A Useful Takeaway for Brands and Buyers
This search cluster is more valuable than it looks.
At first glance, “what pants to wear golfing” sounds like a beginner consumer question. But underneath it is a very commercial concern: people want bottoms that feel modern without crossing the line into “maybe not allowed.”
That is exactly where good golf product development wins.
The sweet spot is usually clear:
- a tailored silhouette
- clean pockets
- light stretch woven fabric
- enough polish for the dress code
- enough comfort for actual play
That is why the best-selling golf bottoms rarely look extreme.
They do not try to be office trousers.
They do not try to be cargo pants.
They do not try to be sweatpants.
They do not try to be yoga leggings unless they are clearly framed as golf leggings.
They stay in the middle.
And that middle is where both acceptance and reorder potential tend to live.

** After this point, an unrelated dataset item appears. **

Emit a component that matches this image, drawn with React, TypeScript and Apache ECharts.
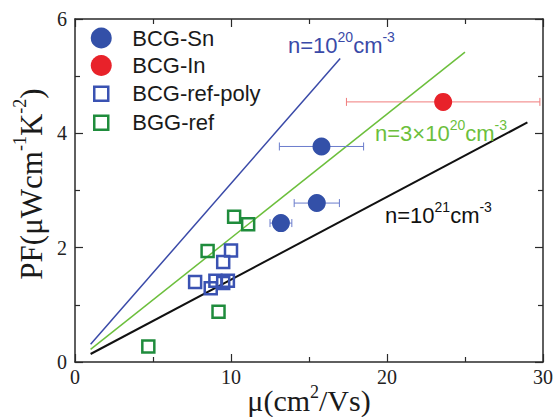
import React, { useEffect, useRef } from "react";
import * as echarts from "echarts";

// ---- data ----
const xTicks = [0, 10, 20, 30];
const yTicks = [0, 2, 4, 6];

// [mobility, PF, x-error half width]
const bcgSn: number[][] = [
  [13.2, 2.43, 0.7],
  [15.5, 2.78, 1.45],
  [15.8, 3.77, 2.7],
];
const bcgIn: number[][] = [[23.6, 4.55, 6.2]];

const bcgRefPoly: number[][] = [
  [7.7, 1.4],
  [8.7, 1.29],
  [9.0, 1.42],
  [9.5, 1.38],
  [9.8, 1.42],
  [9.5, 1.75],
  [10.0, 1.95],
];
const bggRef: number[][] = [
  [4.7, 0.27],
  [9.2, 0.88],
  [8.5, 1.94],
  [10.2, 2.54],
  [11.1, 2.41],
];

const line1e20: number[][] = [
  [1, 0.31],
  [17, 5.31],
];
const line3e20: number[][] = [
  [1, 0.22],
  [25, 5.42],
];
const line1e21: number[][] = [
  [1, 0.14],
  [29, 4.19],
];

const seriesNames = ["BCG-Sn", "BCG-In", "BCG-ref-poly", "BGG-ref"];

const BLUE = "#3350a8";
const RED = "#e8222a";
const BLUE_SQ = "#3a52b2";
const GREEN_SQ = "#1f8c3c";
const BLUE_LINE = "#3a4aa8";
const GREEN_LINE = "#6cbf3c";
const AXIS = "#2a2a2a";
const SANS = "Liberation Sans, Arial, sans-serif";
const SERIF = "Liberation Serif, Times New Roman, serif";

function errorBar(color: string) {
  return (params: any, api: any) => {
    const x = api.value(0);
    const y = api.value(1);
    const e = api.value(2);
    const p1 = api.coord([x - e, y]);
    const p2 = api.coord([x + e, y]);
    const h = 4;
    const style = { stroke: color, lineWidth: 1 };
    return {
      type: "group",
      children: [
        { type: "line", shape: { x1: p1[0], y1: p1[1], x2: p2[0], y2: p2[1] }, style },
        { type: "line", shape: { x1: p1[0], y1: p1[1] - h, x2: p1[0], y2: p1[1] + h }, style },
        { type: "line", shape: { x1: p2[0], y1: p2[1] - h, x2: p2[0], y2: p2[1] + h }, style },
      ],
    };
  };
}

function annot(x: number, y: number, text: string, color: string) {
  return {
    type: "text",
    x,
    y,
    z: 50,
    silent: true,
    style: {
      text,
      fill: color,
      align: "left",
      verticalAlign: "top",
      rich: {
        a: { fontFamily: SANS, fontSize: 22, lineHeight: 30, fill: color },
        s: { fontFamily: SANS, fontSize: 14, lineHeight: 12, verticalAlign: "top", fill: color },
      },
    },
  };
}

export default function App() {
  const ref = useRef<HTMLDivElement>(null);
  useEffect(() => {
    document.body.style.margin = "0";
    if (!ref.current) return;
    const chart = echarts.init(ref.current, null, { renderer: "svg" });

    const axisCommon = {
      type: "value",
      axisLine: { show: true, onZero: false, lineStyle: { color: AXIS, width: 1.5 } },
      axisTick: { show: true, inside: true, length: 8, lineStyle: { color: AXIS, width: 1.2 } },
      minorTick: { show: true, splitNumber: 2, length: 5, lineStyle: { color: AXIS, width: 1.2 } },
      splitLine: { show: false },
      minorSplitLine: { show: false },
    };

    const squareIcon = "path://M0,0M52,21M19,3.5h14v14h-14z";

    chart.setOption({
      animation: false,
      backgroundColor: "#ffffff",
      grid: { left: 75, right: 12, top: 19, bottom: 55, containLabel: false },
      xAxis: [
        {
          ...axisCommon,
          position: "bottom",
          min: xTicks[0],
          max: xTicks[xTicks.length - 1],
          interval: xTicks[1] - xTicks[0],
          axisLabel: { margin: 5, fontFamily: SERIF, fontSize: 20, color: "#222" },
        },
        {
          ...axisCommon,
          position: "top",
          min: xTicks[0],
          max: xTicks[xTicks.length - 1],
          interval: xTicks[1] - xTicks[0],
          axisLabel: { show: false },
        },
      ],
      yAxis: [
        {
          ...axisCommon,
          position: "left",
          min: yTicks[0],
          max: yTicks[yTicks.length - 1],
          interval: yTicks[1] - yTicks[0],
          axisLabel: { margin: 8, fontFamily: SERIF, fontSize: 20, color: "#222" },
        },
        {
          ...axisCommon,
          position: "right",
          min: yTicks[0],
          max: yTicks[yTicks.length - 1],
          interval: yTicks[1] - yTicks[0],
          axisLabel: { show: false },
        },
      ],
      legend: {
        orient: "vertical",
        left: 69,
        top: 22,
        itemWidth: 52,
        itemHeight: 21,
        itemGap: 5.5,
        textStyle: { fontFamily: SANS, fontSize: 22, color: "#1a1a1a" },
        data: [
          { name: seriesNames[0], icon: "circle", itemStyle: { color: BLUE, borderWidth: 0 } },
          { name: seriesNames[1], icon: "circle", itemStyle: { color: RED, borderWidth: 0 } },
          {
            name: seriesNames[2],
            icon: squareIcon,
            itemStyle: { color: "rgba(0,0,0,0)", borderColor: BLUE_SQ, borderWidth: 2.5 },
          },
          {
            name: seriesNames[3],
            icon: squareIcon,
            itemStyle: { color: "rgba(0,0,0,0)", borderColor: GREEN_SQ, borderWidth: 2.5 },
          },
        ],
      },
      series: [
        {
          type: "line",
          name: "n=1e20",
          data: line1e20,
          showSymbol: false,
          silent: true,
          z: 2,
          lineStyle: { color: BLUE_LINE, width: 1.5 },
        },
        {
          type: "line",
          name: "n=3e20",
          data: line3e20,
          showSymbol: false,
          silent: true,
          z: 2,
          lineStyle: { color: GREEN_LINE, width: 1.5 },
        },
        {
          type: "line",
          name: "n=1e21",
          data: line1e21,
          showSymbol: false,
          silent: true,
          z: 2,
          lineStyle: { color: "#111", width: 2 },
        },
        {
          type: "custom",
          name: "errSn",
          data: bcgSn,
          encode: { x: 0, y: 1 },
          renderItem: errorBar("#6a7ccc"),
          z: 3,
          silent: true,
        },
        {
          type: "custom",
          name: "errIn",
          data: bcgIn,
          encode: { x: 0, y: 1 },
          renderItem: errorBar("#f07c7c"),
          z: 3,
          silent: true,
        },
        {
          type: "scatter",
          name: seriesNames[0],
          data: bcgSn.map((d) => [d[0], d[1]]),
          symbol: "circle",
          symbolSize: 18,
          z: 4,
          itemStyle: { color: BLUE, opacity: 1 },
        },
        {
          type: "scatter",
          name: seriesNames[1],
          data: bcgIn.map((d) => [d[0], d[1]]),
          symbol: "circle",
          symbolSize: 18,
          z: 4,
          itemStyle: { color: RED, opacity: 1 },
        },
        {
          type: "scatter",
          name: seriesNames[2],
          data: bcgRefPoly,
          symbol: "rect",
          symbolSize: 12,
          z: 4,
          itemStyle: { color: "rgba(0,0,0,0)", borderColor: BLUE_SQ, borderWidth: 2.5, opacity: 1 },
        },
        {
          type: "scatter",
          name: seriesNames[3],
          data: bggRef,
          symbol: "rect",
          symbolSize: 12,
          z: 4,
          itemStyle: { color: "rgba(0,0,0,0)", borderColor: GREEN_SQ, borderWidth: 2.5, opacity: 1 },
        },
      ],
      graphic: [
        annot(288, 30, "{a|n=10}{s|20}{a|cm}{s|-3}", BLUE_LINE),
        annot(375, 118, "{a|n=3×10}{s|20}{a|cm}{s|-3}", GREEN_LINE),
        annot(385, 200, "{a|n=10}{s|21}{a|cm}{s|-3}", "#111"),
        {
          type: "text",
          x: 31,
          y: 184,
          rotation: Math.PI / 2,
          silent: true,
          style: {
            text: "{a|PF(μWcm}{s|-1}{a|K}{s|-2}{a|)}",
            fill: "#1a1a1a",
            align: "center",
            verticalAlign: "middle",
            rich: {
              a: { fontFamily: SERIF, fontSize: 31, lineHeight: 40, fill: "#1a1a1a" },
              s: { fontFamily: SERIF, fontSize: 18, lineHeight: 26, verticalAlign: "top", fill: "#1a1a1a" },
            },
          },
        },
        {
          type: "text",
          x: 309,
          y: 383,
          silent: true,
          style: {
            text: "{a|μ(cm}{s|2}{a|/Vs)}",
            fill: "#1a1a1a",
            align: "center",
            verticalAlign: "top",
            rich: {
              a: { fontFamily: SERIF, fontSize: 30, lineHeight: 34, fill: "#1a1a1a" },
              s: { fontFamily: SERIF, fontSize: 18, lineHeight: 22, verticalAlign: "top", fill: "#1a1a1a" },
            },
          },
        },
      ],
    });
    return () => chart.dispose();
  }, []);
  return <div ref={ref} style={{ width: 556, height: 417 }} />;
}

For golf apparel brands, clubs, retailers, and private-label programs, this is the real lesson: the best golf pants are not only comfortable. They also help the wearer feel confident that they look right on the course.
Final Thoughts
So, what pants can you wear golfing?
Golf pants are the safest answer. Chinos or khakis are the best backup. Tailored slacks can also work if they are comfortable enough. Dress pants can work if they are simple and lightweight, but they are rarely the ideal tool for the job.
Cargo pants are risky and often banned.
Jeans, track pants, and sweatpants are usually poor choices unless the course is extremely relaxed.
Yoga pants or leggings are a maybe, not a yes, and that “maybe” depends heavily on the course and on whether the garment reads as golf apparel or gym wear.
If you remember only one rule, remember this:
Golf pants that look neat, move well, and respect the dress code will almost always beat pants that are technically comfortable but visually wrong.
That is true for players.
And it is even more true for brands trying to design golf bottoms people will actually feel confident wearing to the course.